You can read the full preprint for more details, but basically, the Cass Review didn’t show their work, and got the wrong answer anyway. D-minus! 

Obviously, that’s not stopping groups like the Alliance Defending Freedom from using it as further justification for their anti-trans laws. Previous authors have also found that Dr. Hillary Cass and other authors of the Cass Review worked closely with the Society for Evidence-Based Gender Medicine, the transphobic group who helped orchestrate the hundreds of anti-trans bills we’re seeing now. Scientific publications like the Cass Review give anti-trans laws an air of legitimacy, which is why I’m glad that other scientists are stepping up to call it out. 

Let this be a lesson in scientific literacy; just because one paper says something that confirms your biases, that doesn’t mean it’s true. Looking at meta-analyses, even multiple meta-analyses, can present a much better picture. And even then, the methodologies can be questionable, so we should always stay skeptical. 

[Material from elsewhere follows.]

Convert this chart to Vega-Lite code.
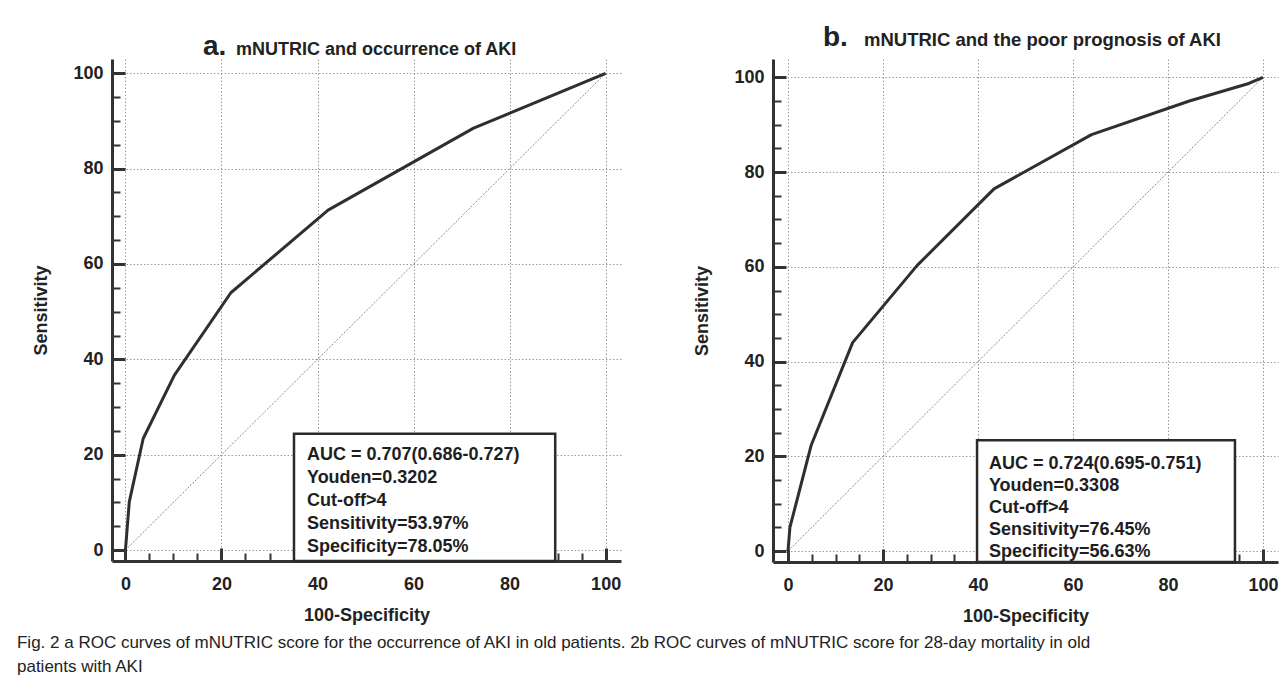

Finally, you don’t need a PhD to simply believe trans people when they tell you who they are and what their needs are. You could just listen to the dozens of medical organizations who already support gender-affirming care. In fact, just today as I’m writing this, yet another international organization—The Royal Australian and New Zealand College of Psychiatrists—rejected the Cass Review’s conclusions. If every trans person and every cisgender expert says one thing, and every cisgender non-expert you meet says another, perhaps it’s worth listening to the former.